I'm writing a simple Lisp in C without any external dependencies (please do not link the BuildYourOwnLisp), and I'm following this guide as a basis to parse the Lisp. It describes two steps in tokenising a S-exp, those steps being:
- Put spaces around every paranthesis
- Split on white space
The first step is easy enough, I wrote a trivial function that replaces certain substrings with other substrings, but I'm having problems with the second step. In the article it only uses the string "Lisp" in its examples of S-exps; if I were to use strtok()
to blindly split by whitespace, any string in a S-exp that had a space within it would become fragmented and interpreted incorrectly by my Lisp. Obviously, a language limited to single-word strings isn't very useful.

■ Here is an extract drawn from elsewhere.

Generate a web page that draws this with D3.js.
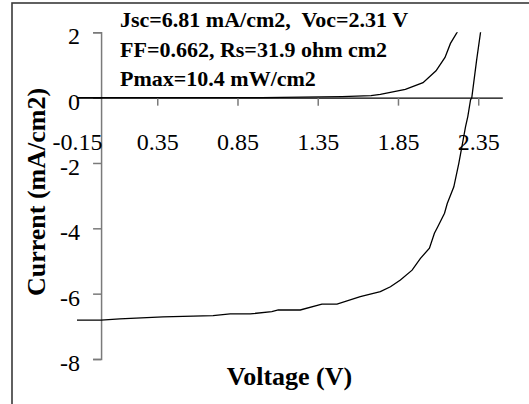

How would I write a function that splits a string by white space, besides when the text is in between two double quotes?
I've tried using regex, but from what I can see of the POSIX regex.h library and PCRE, just extracting the matches would be incredibly laborious in terms of the amount of auxillary code I'd have to write, which would only serve to bloat my codebase. Besides, one of my goals with this project was to use only ANSI C, or, if need be, C99, solely for the sake of portability - fiddling with the POSIX library and the Win32 API would just fatten my code and make moving my lisp around a nightmare.
When researching this problem I came across this StackOverflow answer; but the approved answer only sends the tokenised string onto stdout, which isn't useful for me; I'd ideally have the tokens in a char**
so that I could then parse them into useful in memory data structures.
As well as this, the approved answer on the aforementioned SO question is written to be restricted to specifically my problem - ideally, I'd have myself a general purpose function that would allow me to tokenise a string, except when a substring is between two of charachter x. This isn't a huge deal, it's just that I'd like my codebase to be clean and composable.